Promise Ogochukwu is probably the most cerebral female writer of the third generation writing from home. Though she has swept literary prizes organised by ANA in Nigeria, she hasn’t, surprisingly, replicated this feat internationally.
It would seem the foreign ambience is the secret to these women’s winning spree, but there is more, says Ada Agbasimalo, author of   Forest Dames. She says these women have foreign publishers and promoters who help push their stories. It’s not the same back here, so the outcome is very glaringly different for the support an author gets.
Award-winning Chinelo Okparanta wrote Under the Udala Trees, her debut novel, where she treats the bisexual trend as it relates to the Nigerian community. She had written her novel just before the bill against same-sex relations was passed. The Nigerian-American author born and raised in Port Harcourt, Nigeria, was shortlisted for the Caine Prize in 2013 for African writing and won the 2014 lambda Literary Award.
Zaynab Quadri of Pulse Associate thinks this theme is more in tune to the yearnings of the diasporic reader rather than the indigenous community readers. These diasporic authors are getting recognition for the themes they examine in their book.
It’s not the themes, not the environment, Modupe Shoremekun, an avid reader faults the decaying educational system naming it as the undoing of potential writers in Nigeria: “The educational system is what needs to be tackled in order to sharpen writing skills and reading culture”. We have a decline in the educational standard, and it’s not helping Nigerians develop in how to achieve the best they can. These women go out there, and are open to a better enabling educational standard and come out tops. When we set out a proper, improved standard we can produce more Nigerians who can do us proud anywhere.”
How to be a photographer and writer is what Taye Selasi knows. She is of a Nigerian and Ghanaian descent raised in New York. Perhaps because of her upbringing in far away America, she was able to stun with her debut novel entitled Ghana Must Go. Regardless of the upbringing, the number of  women  shortlisted for this year’s Nigerian Prize for outweighs their male counterparts.
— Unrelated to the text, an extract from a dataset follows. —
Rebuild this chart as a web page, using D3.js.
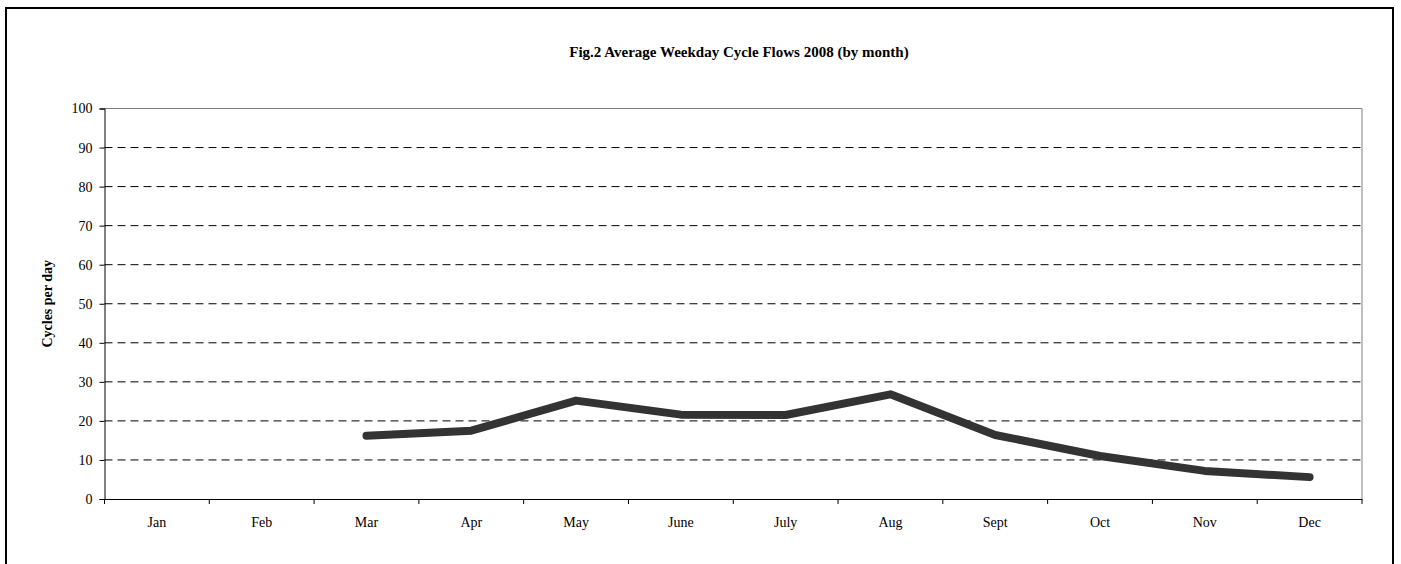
<!DOCTYPE html>
<html lang="en">
<head>
<meta charset="utf-8">
<title>Average Weekday Cycle Flows 2008</title>
<script src="https://d3js.org/d3.v7.min.js"></script>
<style>
  body { margin: 0; background: #fff; }
  text { font-family: "Liberation Serif", "Times New Roman", serif; fill: #000; }
</style>
</head>
<body>
<script>
// data
var months = ["Jan", "Feb", "Mar", "Apr", "May", "June", "July", "Aug", "Sept", "Oct", "Nov", "Dec"];
var flows = [null, null, 16.2, 17.5, 25.2, 21.6, 21.5, 26.8, 16.4, 11.0, 7.2, 5.6];
var yTicks = [0, 10, 20, 30, 40, 50, 60, 70, 80, 90, 100];

var width = 1401,
    height = 564;

var plot = { left: 104.5, right: 1362, top: 108.5, bottom: 499 };

var svg = d3.select("body").append("svg")
    .attr("width", width)
    .attr("height", height);

// outer chart border
svg.append("rect")
    .attr("x", 6).attr("y", 8)
    .attr("width", 1387).attr("height", 570)
    .attr("fill", "none")
    .attr("stroke", "#000")
    .attr("stroke-width", 2);

var x = d3.scaleBand()
    .domain(months)
    .range([plot.left, plot.right]);

var y = d3.scaleLinear()
    .domain([0, 100])
    .range([plot.bottom, plot.top]);

// dashed gridlines
svg.append("g")
    .selectAll("line")
    .data(yTicks.filter(function(d) { return d > 0; }))
    .enter().append("line")
    .attr("x1", plot.left).attr("x2", plot.right)
    .attr("y1", function(d) { return y(d); })
    .attr("y2", function(d) { return y(d); })
    .attr("stroke", "#000")
    .attr("stroke-width", 1)
    .attr("stroke-dasharray", "8,5");

// plot area border (top and right), grey
svg.append("path")
    .attr("d", "M" + plot.left + "," + plot.top + "H" + plot.right + "V" + plot.bottom)
    .attr("fill", "none")
    .attr("stroke", "#808080")
    .attr("stroke-width", 1);

// y axis
var yAxis = svg.append("g")
    .attr("transform", "translate(" + plot.left + ",0)")
    .call(d3.axisLeft(y).tickValues(yTicks).tickSize(5).tickPadding(7));
yAxis.select(".domain").attr("stroke", "#000");
yAxis.selectAll("text").style("font-size", "14px").style("font-family", "Liberation Serif");

// x axis, ticks between categories
var xAxis = svg.append("g")
    .attr("transform", "translate(0," + plot.bottom + ")")
    .call(d3.axisBottom(x).tickSize(0).tickPadding(18));
xAxis.select(".domain").attr("stroke", "#000");
xAxis.selectAll("text").style("font-size", "14px").style("font-family", "Liberation Serif");

var bounds = months.map(function(m) { return x(m); }).concat([plot.right]);
xAxis.selectAll(".sep")
    .data(bounds)
    .enter().append("line")
    .attr("class", "sep")
    .attr("x1", function(d) { return d; })
    .attr("x2", function(d) { return d; })
    .attr("y1", 0).attr("y2", 5)
    .attr("stroke", "#000");

// series line
var line = d3.line()
    .defined(function(d) { return d != null; })
    .x(function(d, i) { return x(months[i]) + x.bandwidth() / 2; })
    .y(function(d) { return y(d); });

svg.append("path")
    .datum(flows)
    .attr("d", line)
    .attr("fill", "none")
    .attr("stroke", "#333333")
    .attr("stroke-width", 8)
    .attr("stroke-linejoin", "round")
    .attr("stroke-linecap", "round");

// title
svg.append("text")
    .attr("x", 739).attr("y", 57)
    .attr("text-anchor", "middle")
    .style("font-size", "15px")
    .style("font-weight", "bold")
    .text("Fig.2 Average Weekday Cycle Flows 2008 (by month)");

// y axis label
svg.append("text")
    .attr("transform", "translate(52," + ((plot.top + plot.bottom) / 2) + ") rotate(-90)")
    .attr("text-anchor", "middle")
    .style("font-size", "14px")
    .style("font-weight", "bold")
    .text("Cycles per day");
</script>
</body>
</html>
Fully awake to the task at hand, 8 females to 3 males have been put on the list. Maryam Awaisu comes with her debut, Burning Bright, Aramide Segun with  Enitan Daughter of Destiny, Ifeoluwa Adeniyi with On the Bank of the River, and Ifeoma with Fourth World. There are also Sefi Atta, Yejide Kilanko, Promise Ogochukwu and Chika Unigwe with Night Dancer.  Much of the world of Nigerian literature is still dominated by men, as it has been for years, but the recent increase in prize-winning female authors shows that women are rightfully being recognised more and more for their contribution to literature.